Dat blijkt uit de factsheet ‘Update liquidaties 2022’ van het WODC, een vervolg op het rapport ‘Tweede verkennende studie Liquidaties’ uit 2021 en de ‘Update liquidaties 2021’. Deze notitie bevat een update van de aantallen voor het jaar 2022 en informatie over de regio’s waar de liquidaties plaatsvonden en de leeftijd van de slachtoffers. Bij liquidaties gaat het om het aantal incidenten, niet om het aantal mensen dat is vermoord.
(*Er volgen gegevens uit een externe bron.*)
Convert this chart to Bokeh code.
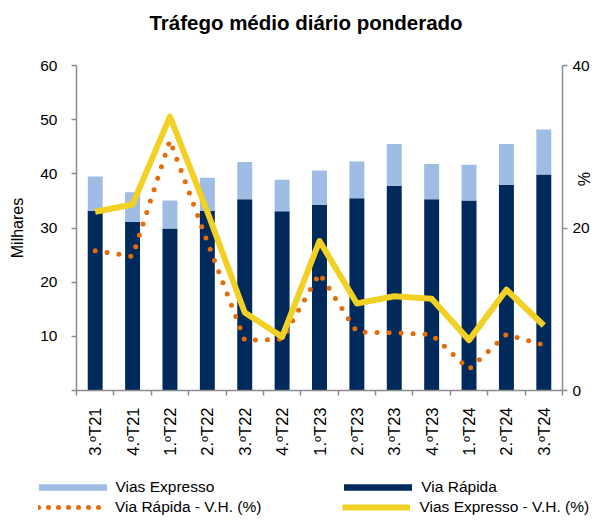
from bokeh.plotting import figure
from bokeh.models import (ColumnDataSource, Range1d, LinearAxis, FixedTicker,
                          Legend, LegendItem, Label)
from bokeh.layouts import column
from bokeh.embed import file_html
from bokeh.resources import INLINE
from math import pi

# ---------------- data ----------------
title_text = "Tráfego médio diário ponderado"
categories = ["3.ºT21", "4.ºT21", "1.ºT22", "2.ºT22", "3.ºT22", "4.ºT22", "1.ºT23",
              "2.ºT23", "3.ºT23", "4.ºT23", "1.ºT24", "2.ºT24", "3.ºT24"]
via_rapida = [33.2, 31.1, 29.9, 33.2, 35.3, 33.1, 34.3, 35.5, 37.8, 35.3, 35.1, 38.0, 39.9]
vias_expresso = [6.3, 5.5, 5.2, 6.1, 6.9, 5.8, 6.3, 6.8, 7.7, 6.5, 6.6, 7.5, 8.3]
via_rapida_vh = [17.2, 16.5, 30.8, 18.3, 6.2, 6.3, 14.4, 7.2, 7.1, 6.9, 2.6, 6.9, 5.6]
vias_expresso_vh = [22.0, 22.9, 33.7, 22.0, 9.6, 6.6, 18.4, 10.7, 11.6, 11.3, 6.2, 12.4, 8.0]
left_ticks = [0, 10, 20, 30, 40, 50, 60]
right_ticks = [0, 20, 40]

FONT = "Liberation Sans"
DARK = "#002A5C"
LIGHT = "#9FBDE4"
ORANGE = "#E46C0A"
YELLOW = "#F2D024"
AXIS = "#8C8C8C"
NBSP = "\u00a0"

n = len(categories)
xs = list(range(n))
src = ColumnDataSource(dict(x=xs, via_rapida=via_rapida, vias_expresso=vias_expresso,
                            rvh=via_rapida_vh, evh=vias_expresso_vh))


def strip(height):
    f = figure(width=594, height=height, output_backend="svg", toolbar_location=None,
               x_range=Range1d(-100, -99), y_range=Range1d(0, 1),
               min_border_left=0, min_border_right=0, min_border_top=0,
               min_border_bottom=0, x_axis_location=None, y_axis_location=None)
    f.outline_line_color = None
    f.grid.visible = False
    f.border_fill_color = "white"
    f.background_fill_color = "white"
    f.frame_align = False
    return f


# ---------------- title strip ----------------
tt = strip(40)
tt.add_layout(Label(x=305.5, y=18, x_units="screen", y_units="screen", text=title_text,
                    text_align="center", text_baseline="middle", text_font=FONT,
                    text_font_size="20.5px", text_font_style="bold",
                    text_color="black"))

# ---------------- main chart ----------------
p = figure(width=594, height=425, output_backend="svg", toolbar_location=None,
           x_range=Range1d(-0.5, n - 0.5), y_range=Range1d(0, 60),
           min_border_left=76, min_border_right=28, min_border_top=25,
           min_border_bottom=75)
p.frame_align = False
p.extra_y_ranges = {"pct": Range1d(0, 40)}
p.outline_line_color = None
p.grid.visible = False
p.background_fill_color = "white"
p.border_fill_color = "white"

bars = p.vbar_stack(["via_rapida", "vias_expresso"], x="x", width=0.4,
                    color=[DARK, LIGHT], line_color=None, source=src)

orange = p.line("x", "rvh", source=src, y_range_name="pct", line_color=ORANGE,
                line_width=5, line_dash="0 12", line_cap="round")
yellow = p.line("x", "evh", source=src, y_range_name="pct", line_color=YELLOW,
                line_width=6, line_join="round")


def style_axis(ax):
    ax.axis_line_color = AXIS
    ax.axis_line_width = 1.5
    ax.major_tick_line_color = AXIS
    ax.major_tick_line_width = 1.5
    ax.minor_tick_line_color = AXIS
    ax.minor_tick_line_width = 1.5
    ax.major_label_text_font = FONT
    ax.major_label_text_font_size = "15.5px"
    ax.major_label_text_color = "black"
    ax.axis_label_text_font = FONT
    ax.axis_label_text_font_size = "16px"
    ax.axis_label_text_font_style = "normal"
    ax.axis_label_text_color = "black"


# x axis
xa = p.xaxis[0]
style_axis(xa)
xa.ticker = FixedTicker(ticks=xs, minor_ticks=[i - 0.5 for i in range(n + 1)])
xa.major_label_overrides = {i: c for i, c in zip(xs, categories)}
xa.major_label_orientation = pi / 2
xa.major_label_text_font_size = "16.5px"
xa.major_tick_out = 0
xa.major_tick_in = 0
xa.minor_tick_out = 5
xa.minor_tick_in = 0
xa.major_label_standoff = 12

# left axis
ya = p.yaxis[0]
style_axis(ya)
ya.ticker = FixedTicker(ticks=left_ticks)
ya.major_label_overrides = {0: ""}
ya.major_tick_out = 5
ya.major_tick_in = 0
ya.minor_tick_out = 0
ya.minor_tick_in = 0
ya.major_label_standoff = 14
ya.axis_label = "Milhares"
ya.axis_label_standoff = 11

# right axis
ra = LinearAxis(y_range_name="pct", ticker=FixedTicker(ticks=right_ticks))
style_axis(ra)
ra.major_tick_out = 5
ra.major_tick_in = 0
ra.minor_tick_out = 0
ra.minor_tick_in = 0
ra.major_label_standoff = 5
ra.axis_label = "%" + NBSP * 22
ra.axis_label_standoff = -18
p.add_layout(ra, "right")

# ---------------- legend strip ----------------
lg = strip(50)
k_light = lg.vbar(x="x", top="vias_expresso", width=0.4, color=LIGHT, line_color=None,
                  source=src)
k_dark = lg.vbar(x="x", top="via_rapida", width=0.4, color=DARK, line_color=None,
                 source=src)
k_orange = lg.line(x="x", y="rvh", line_color=ORANGE, line_width=5, line_dash="0 10",
                   line_cap="round", source=src)
k_yellow = lg.line(x="x", y="evh", line_color=YELLOW, line_width=6, source=src)

common = dict(orientation="horizontal", padding=0, margin=0, border_line_color=None,
              background_fill_alpha=0, label_text_font=FONT,
              label_text_font_size="15.5px", label_text_color="black")
leg1 = Legend(items=[LegendItem(label="Vias Expresso", renderers=[k_light]),
                     LegendItem(label="Via Rápida", renderers=[k_dark])],
              location=(29.5, 19), glyph_width=85, glyph_height=8,
              label_standoff=1, spacing=121, **common)
leg2 = Legend(items=[LegendItem(label="Via Rápida - V.H. (%)", renderers=[k_orange]),
                     LegendItem(label="Vias Expresso - V.H. (%)", renderers=[k_yellow])],
              location=(38, -1), glyph_width=68, glyph_height=8,
              label_standoff=9, spacing=81, **common)
lg.add_layout(leg1)
lg.add_layout(leg2)

layout = column(tt, p, lg, spacing=0)
open("out.html", "w").write(file_html(layout, INLINE))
Het aantal van 2022 is nog steeds (aanzienlijk) lager dan de aantallen van voor 2018. Die schommelden tussen de achttien en 31 liquidaties per jaar, met een uitschieter naar 38 in 2014.
Over de jaren heen vinden liquidaties vooral plaats in Noord-Holland, met name in Amsterdam. Maar in 2022 is bijna de helft van het aantal liquidaties (vijf) in Zuid-Holland gepleegd, waarvan drie in Rotterdam. Ook vonden er in dat jaar twee liquidaties van Nederlanders plaats in het buitenland, namelijk in Zuid-Spanje en Antwerpen.
In 2022 komt bij meer dan de helft van de liquidaties een verband met drugscriminaliteit naar voren. Bij zes slachtoffers gaat het om directe betrokkenheid, veelal het handelen in drugs, en in één geval om drugsproductie. Bij twee slachtoffers is er een mogelijk verband met drugscriminaliteit. Dan gaat het om directe familieleden die betrokken zijn bij drugscriminaliteit. Drie slachtoffers kunnen in verband worden gebracht met georganiseerde criminaliteit, maar het is bij hen niet bekend of er een relatie is met drugscriminaliteit.